On Friday night, Say Anything ended their encore with two songs of the same name: "Admit It." The first, from Say Anything's 2004 record ... is a Real Boy, and the second, from their 2012 record Anarchy, My Dear, both contain the sort of wild, mean rhetoric that seeks to character-assassinate the "hipster," or the idea of a hipster, or just someone whose outward projections seem calculated in the cynical. It's practically spoken-word: "Despite your pseudo-bohemian appearance and vaguely leftist doctrine of beliefs/ you know nothing about art or sex that you couldn't read in any trendy New York underground fashion magazine." All of the details and signifiers singer Max Bemis gibbers through ultimately form a kind of cipher, a thing that only reflexively defines Bemis. It doesn't matter if there's a demonstrable person at the end of the song. It's more an ethos than total enmity. The final verse, where Bemis turns the mirror on himself, locks the song into perspective, newly full of a kind of twisted pathos: "Well, let me tell you this/ I am shamelessly self-involved/ I spend hours in front of the mirror making my hair elegantly disheveled."

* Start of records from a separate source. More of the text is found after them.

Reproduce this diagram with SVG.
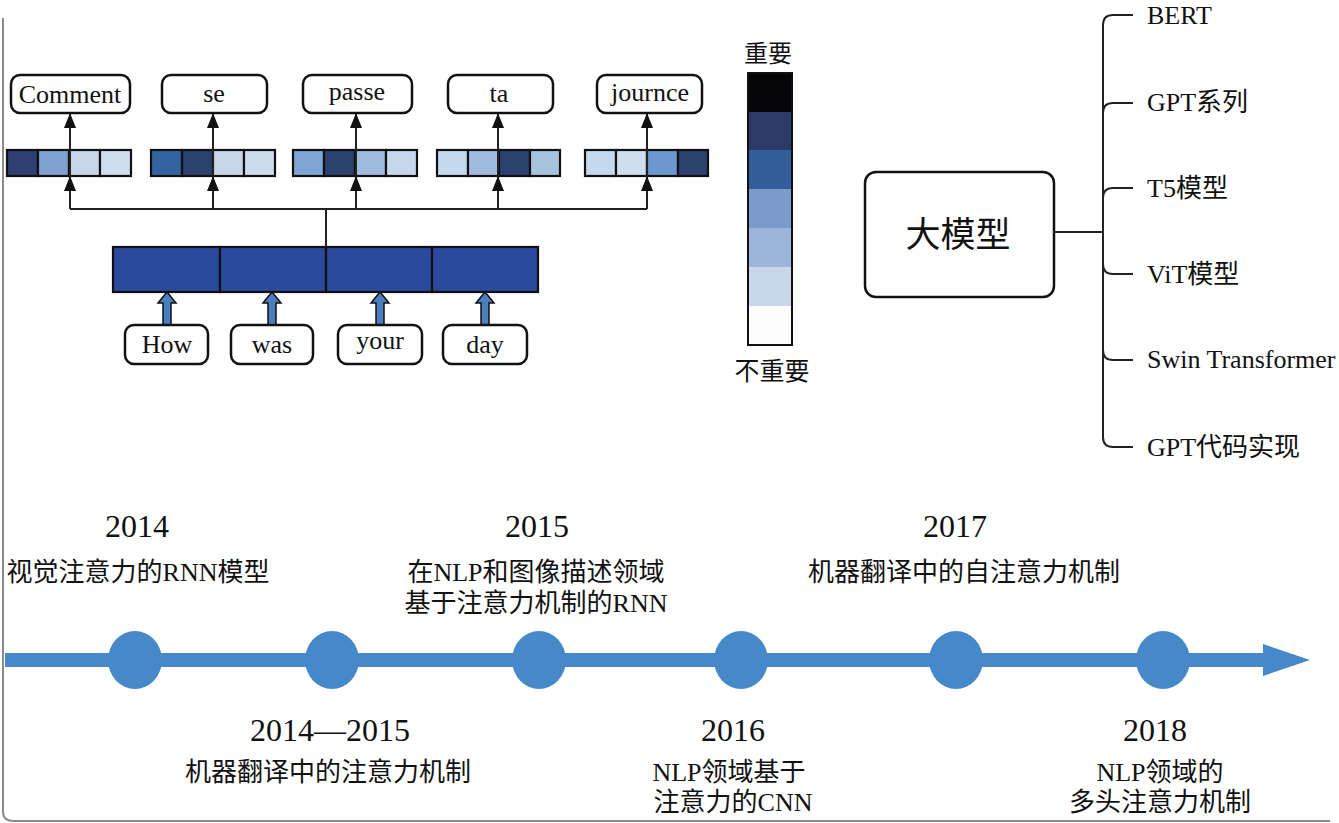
<svg xmlns="http://www.w3.org/2000/svg" width="1339" height="823" viewBox="0 0 1339 823">
<style>
.box{fill:#fff;stroke:#111;stroke-width:2.5}
.cell{stroke:#111;stroke-width:2.2}
.ln{fill:none;stroke:#222;stroke-width:2}
.t{font-family:"Liberation Serif","Noto Sans CJK SC",serif;fill:#111}
.w{font-size:26px;text-anchor:middle}
.yr{font-size:32px;text-anchor:middle}
.cn{font-size:26px;text-anchor:middle}
.br{font-size:26px}
.tl{fill:#4689c9}
.blk{fill:#4a7fc0;stroke:#111;stroke-width:1.5}
</style>
<defs>
<marker id="ah" viewBox="0 0 15 12" refX="15" refY="6" markerWidth="15" markerHeight="12" markerUnits="userSpaceOnUse" orient="auto">
<path d="M0,0 L15,6 L0,12 z" fill="#111"/>
</marker>
</defs>
<rect width="1339" height="823" fill="#fff"/>
<path d="M3,18 V812 Q3,821 14,821 H1330" fill="none" stroke="#8a8a8a" stroke-width="2"/>

<!-- attention bars -->
<g id="bar-comment">
<rect class="cell" x="7" y="150" width="31" height="26" fill="#2e3f72"/>
<rect class="cell" x="38" y="150" width="31" height="26" fill="#7fa2d0"/>
<rect class="cell" x="69" y="150" width="31" height="26" fill="#c9d6ea"/>
<rect class="cell" x="100" y="150" width="31" height="26" fill="#d0ddee"/>
</g>
<g id="bar-se">
<rect class="cell" x="151" y="150" width="31" height="26" fill="#3464a0"/>
<rect class="cell" x="182" y="150" width="31" height="26" fill="#2b426e"/>
<rect class="cell" x="213" y="150" width="31" height="26" fill="#c9d6ea"/>
<rect class="cell" x="244" y="150" width="31" height="26" fill="#cfdcee"/>
</g>
<g id="bar-passe">
<rect class="cell" x="293" y="150" width="31" height="26" fill="#7fa5d4"/>
<rect class="cell" x="324" y="150" width="31" height="26" fill="#2b426e"/>
<rect class="cell" x="355" y="150" width="31" height="26" fill="#a0bde0"/>
<rect class="cell" x="386" y="150" width="31" height="26" fill="#c5d7ec"/>
</g>
<g id="bar-ta">
<rect class="cell" x="437" y="150" width="31" height="26" fill="#c5d9ee"/>
<rect class="cell" x="468" y="150" width="31" height="26" fill="#a0bde0"/>
<rect class="cell" x="499" y="150" width="31" height="26" fill="#2b426e"/>
<rect class="cell" x="530" y="150" width="30" height="26" fill="#a7c2dc"/>
</g>
<g id="bar-journce">
<rect class="cell" x="585" y="150" width="31" height="26" fill="#c5d9ee"/>
<rect class="cell" x="616" y="150" width="31" height="26" fill="#d0ddee"/>
<rect class="cell" x="647" y="150" width="31" height="26" fill="#6b98cf"/>
<rect class="cell" x="678" y="150" width="30" height="26" fill="#2b426e"/>
</g>

<!-- encoder -->
<g id="encoder">
<rect class="cell" x="113" y="247" width="107" height="45" fill="#2b4a9e"/>
<rect class="cell" x="220" y="247" width="106" height="45" fill="#2b4a9e"/>
<rect class="cell" x="326" y="247" width="106" height="45" fill="#2b4a9e"/>
<rect class="cell" x="432" y="247" width="106" height="45" fill="#2b4a9e"/>
</g>

<!-- connectors -->
<g id="connectors">
<path class="ln" d="M70,209 H647 M326,209 V247"/>
<line class="ln" x1="70" y1="209" x2="70" y2="176" marker-end="url(#ah)"/>
<line class="ln" x1="213" y1="209" x2="213" y2="176" marker-end="url(#ah)"/>
<line class="ln" x1="356" y1="209" x2="356" y2="176" marker-end="url(#ah)"/>
<line class="ln" x1="498" y1="209" x2="498" y2="176" marker-end="url(#ah)"/>
<line class="ln" x1="647" y1="209" x2="647" y2="176" marker-end="url(#ah)"/>
<line class="ln" x1="70" y1="176" x2="70" y2="113" marker-end="url(#ah)"/>
<line class="ln" x1="213" y1="176" x2="213" y2="113" marker-end="url(#ah)"/>
<line class="ln" x1="356" y1="176" x2="356" y2="113" marker-end="url(#ah)"/>
<line class="ln" x1="498" y1="176" x2="498" y2="113" marker-end="url(#ah)"/>
<line class="ln" x1="647" y1="176" x2="647" y2="113" marker-end="url(#ah)"/>
<polygon class="blk" points="163,325 163,303 158,303 167,292 176,303 171,303 171,325"/>
<polygon class="blk" points="268,325 268,303 263,303 272,292 281,303 276,303 276,325"/>
<polygon class="blk" points="376,325 376,303 371,303 380,292 389,303 384,303 384,325"/>
<polygon class="blk" points="481,325 481,303 476,303 485,292 494,303 489,303 489,325"/>
<path class="ln" d="M1054,232 H1103 M1103,25 V437"/>
<path class="ln" d="M1103,25 Q1103,15 1113,15 H1133"/>
<path class="ln" d="M1103,113 Q1103,103 1113,103 H1133"/>
<path class="ln" d="M1103,198 Q1103,188 1113,188 H1133"/>
<path class="ln" d="M1103,264 Q1103,274 1113,274 H1133"/>
<path class="ln" d="M1103,350 Q1103,360 1113,360 H1133"/>
<path class="ln" d="M1103,437 Q1103,447 1113,447 H1133"/>
</g>

<!-- output words -->
<g id="out-comment"><rect class="box" x="11" y="75" width="119" height="38" rx="9"/><text class="t w" x="70" y="103">Comment</text></g>
<g id="out-se"><rect class="box" x="162" y="75" width="105" height="38" rx="9"/><text class="t w" x="214" y="102">se</text></g>
<g id="out-passe"><rect class="box" x="303" y="75" width="109" height="38" rx="9"/><text class="t w" x="357" y="100">passe</text></g>
<g id="out-ta"><rect class="box" x="448" y="75" width="105" height="38" rx="9"/><text class="t w" x="499" y="102">ta</text></g>
<g id="out-journce"><rect class="box" x="597" y="75" width="105" height="38" rx="9"/><text class="t w" x="650" y="101">journce</text></g>

<!-- input words -->
<g id="in-how"><rect class="box" x="125" y="325" width="83" height="39" rx="9"/><text class="t w" x="167" y="353">How</text></g>
<g id="in-was"><rect class="box" x="231" y="325" width="82" height="39" rx="9"/><text class="t w" x="272" y="353">was</text></g>
<g id="in-your"><rect class="box" x="338" y="325" width="84" height="39" rx="9"/><text class="t w" x="380" y="349">your</text></g>
<g id="in-day"><rect class="box" x="443" y="325" width="84" height="39" rx="9"/><text class="t w" x="485" y="353">day</text></g>

<!-- colour scale -->
<g id="scale">
<text class="t" x="768" y="62" font-size="24" text-anchor="middle">重要</text>
<rect x="748" y="73" width="44" height="39" fill="#050508"/>
<rect x="748" y="112" width="44" height="39" fill="#2b3a66"/>
<rect x="748" y="150" width="44" height="39" fill="#345e99"/>
<rect x="748" y="189" width="44" height="39" fill="#7b9ccb"/>
<rect x="748" y="228" width="44" height="39" fill="#9db5d9"/>
<rect x="748" y="267" width="44" height="39" fill="#c9d6ea"/>
<rect x="748" y="306" width="44" height="39" fill="#fdfdfe"/>
<rect x="748" y="73" width="44" height="272" fill="none" stroke="#111" stroke-width="2"/>
<text class="t" x="772" y="380" font-size="25" text-anchor="middle">不重要</text>
</g>

<!-- big model -->
<g id="big-model"><rect class="box" x="865" y="172" width="189" height="125" rx="11"/><text class="t" x="958" y="247" font-size="35" text-anchor="middle">大模型</text></g>
<g id="m-bert"><text class="t br" x="1147" y="24">BERT</text></g>
<g id="m-gpt"><text class="t br" x="1147" y="111">GPT系列</text></g>
<g id="m-t5"><text class="t br" x="1147" y="197">T5模型</text></g>
<g id="m-vit"><text class="t br" x="1147" y="283">ViT模型</text></g>
<g id="m-swin"><text class="t br" x="1147" y="368">Swin Transformer</text></g>
<g id="m-gptcode"><text class="t br" x="1147" y="456">GPT代码实现</text></g>

<!-- timeline -->
<g id="timeline">
<rect class="tl" x="5" y="653" width="1262" height="14"/>
<polygon class="tl" points="1263,644 1310,660 1263,676"/>
<ellipse class="tl" cx="135" cy="660" rx="27" ry="29"/>
<ellipse class="tl" cx="332" cy="660" rx="27" ry="29"/>
<ellipse class="tl" cx="539" cy="660" rx="27" ry="29"/>
<ellipse class="tl" cx="741" cy="660" rx="27" ry="29"/>
<ellipse class="tl" cx="956" cy="660" rx="27" ry="29"/>
<ellipse class="tl" cx="1163" cy="660" rx="27" ry="29"/>
</g>
<g id="ev-2014"><text class="t yr" x="137" y="537">2014</text><text class="t cn" x="138" y="581">视觉注意力的RNN模型</text></g>
<g id="ev-2015"><text class="t yr" x="537" y="537">2015</text><text class="t cn" x="536" y="581">在NLP和图像描述领域</text><text class="t cn" x="536" y="612">基于注意力机制的RNN</text></g>
<g id="ev-2017"><text class="t yr" x="955" y="537">2017</text><text class="t cn" x="964" y="581">机器翻译中的自注意力机制</text></g>
<g id="ev-2014-2015"><text class="t yr" x="330" y="741">2014—2015</text><text class="t cn" x="328" y="781">机器翻译中的注意力机制</text></g>
<g id="ev-2016"><text class="t yr" x="733" y="741">2016</text><text class="t cn" x="729" y="781">NLP领域基于</text><text class="t cn" x="733" y="811">注意力的CNN</text></g>
<g id="ev-2018"><text class="t yr" x="1155" y="741">2018</text><text class="t cn" x="1160" y="781">NLP领域的</text><text class="t cn" x="1160" y="811">多头注意力机制</text></g>
</svg>
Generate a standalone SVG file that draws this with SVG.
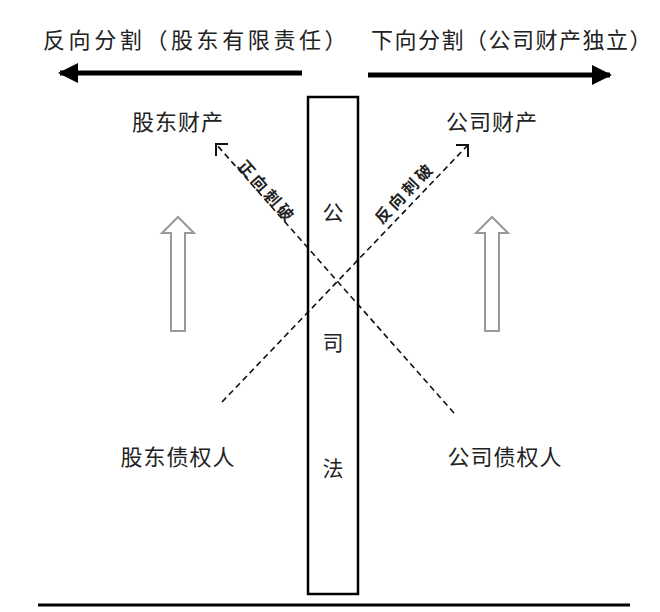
<svg xmlns="http://www.w3.org/2000/svg" width="660" height="612" viewBox="0 0 660 612">
<defs>
<style>
.t{font-family:"Noto Sans CJK SC","Noto Sans",sans-serif;fill:#222;}
.title{font-size:22px;}
.lab{font-size:22px;text-anchor:middle;}
.law{font-size:21px;text-anchor:middle;}
.pierce{font-size:16px;font-weight:bold;text-anchor:middle;dominant-baseline:central;letter-spacing:3.5px;}
.dash{stroke:#111;stroke-width:1.6;stroke-dasharray:6 4;fill:none;}
.chev{stroke:#111;stroke-width:2;fill:none;}
.block{fill:#fff;stroke:#999;stroke-width:2;}
</style>
<marker id="fill" viewBox="0 0 10 10" refX="9" refY="5" markerWidth="4" markerHeight="4" orient="auto-start-reverse" markerUnits="strokeWidth">
<path d="M0,0 L10,5 L0,10 Z" fill="#000"/>
</marker>
</defs>
<rect width="660" height="612" fill="#fff"/>
<g id="titles">
<text class="t title" x="43" y="48" letter-spacing="3.6">反向分割（股东有限责任）</text>
<text class="t title" x="371" y="48" letter-spacing="1.5">下向分割（公司财产独立）</text>
</g>
<g id="connectors">
<line x1="302" y1="73" x2="60" y2="73" stroke="#000" stroke-width="5" marker-end="url(#fill)"/>
<line x1="368" y1="75" x2="610" y2="75" stroke="#000" stroke-width="5" marker-end="url(#fill)"/>
<line class="dash" x1="454" y1="413" x2="216" y2="144"/>
<path class="chev" d="M216,156 L216,144 L228,144"/>
<line class="dash" x1="222" y1="402" x2="468" y2="145"/>
<path class="chev" d="M456,145 L468,145 L468,157"/>
</g>
<g id="law">
<rect x="308" y="97" width="50" height="497" fill="none" stroke="#000" stroke-width="2.5"/>
<text class="t law" x="333" y="220">公</text>
<text class="t law" x="333" y="350">司</text>
<text class="t law" x="333" y="476">法</text>
</g>
<g id="shareholder-property"><text class="t lab" x="178" y="130" letter-spacing="1">股东财产</text></g>
<g id="company-property"><text class="t lab" x="492" y="130" letter-spacing="1">公司财产</text></g>
<g id="shareholder-creditor"><text class="t lab" x="178" y="465" letter-spacing="1">股东债权人</text></g>
<g id="company-creditor"><text class="t lab" x="505" y="465" letter-spacing="1">公司债权人</text></g>
<g id="labels">
<text class="t pierce" transform="translate(268,191) rotate(48.5)">正向刺破</text>
<text class="t pierce" transform="translate(404,192) rotate(-46.2)">反向刺破</text>
</g>
<g id="block-arrows">
<path class="block" d="M178,217 L194,233 L185,233 L185,331 L171,331 L171,233 L162,233 Z"/>
<path class="block" d="M492,217 L508,233 L499,233 L499,331 L485,331 L485,233 L476,233 Z"/>
</g>
<g id="ground"><line x1="38" y1="605" x2="630" y2="605" stroke="#000" stroke-width="3"/></g>
</svg>
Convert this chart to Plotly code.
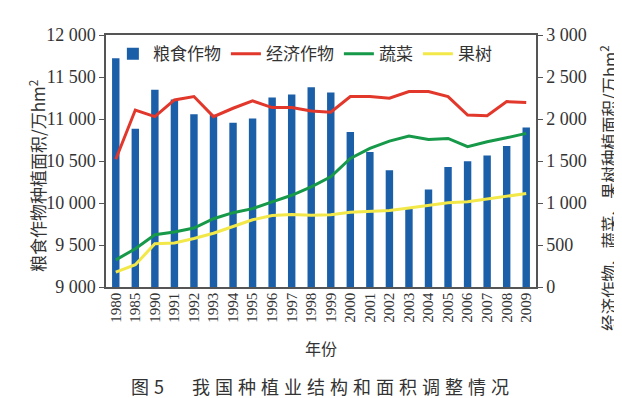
import plotly.graph_objects as go

years = ["1980", "1985", "1990", "1991", "1992", "1993", "1994", "1995", "1996", "1997", "1998",
         "1999", "2000", "2001", "2002", "2003", "2004", "2005", "2006", "2007", "2008", "2009"]
grain = [11723, 10884, 11347, 11231, 11056, 11051, 10954, 11006, 11255, 11291, 11379,
         11316, 10846, 10608, 10389, 9941, 10161, 10428, 10496, 10564, 10679, 10899]
economic = [1520, 2107, 2028, 2227, 2267, 2028, 2128, 2215, 2136, 2136, 2096,
            2080, 2267, 2267, 2247, 2327, 2327, 2267, 2048, 2040, 2207, 2195]
vegetable = [323, 455, 622, 654, 702, 813, 885, 933, 1013, 1092, 1192,
             1312, 1530, 1650, 1737, 1797, 1757, 1769, 1670, 1729, 1777, 1829]
fruit = [178, 265, 514, 525, 578, 640, 720, 800, 850, 862, 853,
         860, 890, 904, 912, 940, 975, 1002, 1015, 1046, 1073, 1112]

left_ticks = [9000, 9500, 10000, 10500, 11000, 11500, 12000]
left_text = ["9 000", "9 500", "10 000", "10 500", "11 000", "11 500", "12 000"]
right_ticks = [0, 500, 1000, 1500, 2000, 2500, 3000]
right_text = ["0", "500", "1 000", "1 500", "2 000", "2 500", "3 000"]

serif = "Liberation Serif"
cjk = "Noto Sans CJK SC"
txt = "#333333"

fig = go.Figure()
fig.add_trace(go.Bar(x=years, y=grain, name="粮食作物", marker=dict(color="#1b5fa8", line=dict(width=0)),
                     yaxis="y"))
fig.add_trace(go.Scatter(x=years, y=economic, name="经济作物", mode="lines",
                         line=dict(color="#e2372b", width=3), yaxis="y2"))
fig.add_trace(go.Scatter(x=years, y=vegetable, name="蔬菜", mode="lines",
                         line=dict(color="#17994a", width=3), yaxis="y2"))
fig.add_trace(go.Scatter(x=years, y=fruit, name="果树", mode="lines",
                         line=dict(color="#f3e84a", width=3), yaxis="y2"))

axis_color = "#555555"
fig.update_layout(
    width=622, height=398,
    margin=dict(l=98, r=94, t=27, b=119),
    paper_bgcolor="white", plot_bgcolor="white",
    bargap=0.62,
    showlegend=True,
    legend=dict(orientation="h", x=0.016, y=0.995, xanchor="left", yanchor="top",
                font=dict(family=cjk, size=17, color=txt),
                bgcolor="rgba(0,0,0,0)", itemwidth=30, tracegroupgap=0),
    xaxis=dict(type="category", tickangle=-90, tickfont=dict(family=serif, size=15, color=txt),
               showline=True, linecolor=axis_color, linewidth=1.5, mirror=True,
               ticks="", showgrid=False, ticklabelstandoff=-2),
    yaxis=dict(range=[9000, 12000], tickvals=left_ticks, ticktext=left_text,
               tickfont=dict(family=serif, size=18, color=txt),
               showline=True, linecolor=axis_color, linewidth=1.5, ticks="outside", ticklen=5,
               tickcolor=axis_color, showgrid=False, zeroline=False),
    yaxis2=dict(range=[0, 3000], tickvals=right_ticks, ticktext=right_text, overlaying="y", side="right",
                tickfont=dict(family=serif, size=18, color=txt),
                showline=True, linecolor=axis_color, linewidth=1.5, ticks="outside", ticklen=5,
                tickcolor=axis_color, showgrid=False, zeroline=False),
    annotations=[
        dict(text="粮食作物种植面积/万hm<sup>2</sup>", xref="paper", yref="paper",
             x=(29 - 98) / 430, y=(279 - 168) / 252, xanchor="center", yanchor="middle",
             textangle=-90, showarrow=False, font=dict(family=cjk, size=17, color=txt)),
        dict(text="经济作物、蔬菜、果树种植面积/万hm<sup>2</sup>", xref="paper", yref="paper",
             x=(600 - 98) / 430, y=(279 - 180) / 252, xanchor="center", yanchor="middle",
             textangle=-90, showarrow=False, font=dict(family=cjk, size=16.5, color=txt)),
        dict(text="年份", xref="paper", yref="paper",
             x=(313 - 98) / 430, y=(279 - 340) / 252, xanchor="center", yanchor="middle",
             showarrow=False, font=dict(family=cjk, size=16, color=txt)),
        dict(text='<span style="letter-spacing:5px">图5　我国种植业结构和面积调整情况</span>',
             xref="paper", yref="paper",
             x=(314 - 98) / 430, y=(279 - 378) / 252, xanchor="center", yanchor="middle",
             showarrow=False, font=dict(family=cjk, size=18, color=txt)),
    ],
)

fig.write_html("out.html")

The new "Admit It," which is actually titled "Admit it Again," seems curiously oriented toward critics, and there is no reflective verse, no object in a mirror, just mean facelessness. Here Bemis is the cipher, yelling needlessly at people who will probably never listen to the song. (One line seems transparently aimed toward, um, a music-reviewing website: "Defining your own self-worth by the opinion of a stupid website with Satan as its figurehead.") It plods musically; where the first "Admit It" nearly rushes by you, the new one dully paces around. Arranged together, in concert, you could witness a band's slow decline in a kind of hyperspeed, time unfurling. Besides, early in the newer song, Bemis sings, "Don't want to hear about how the latest Rihanna single is a postmodern masterpiece," which I choose to take personally.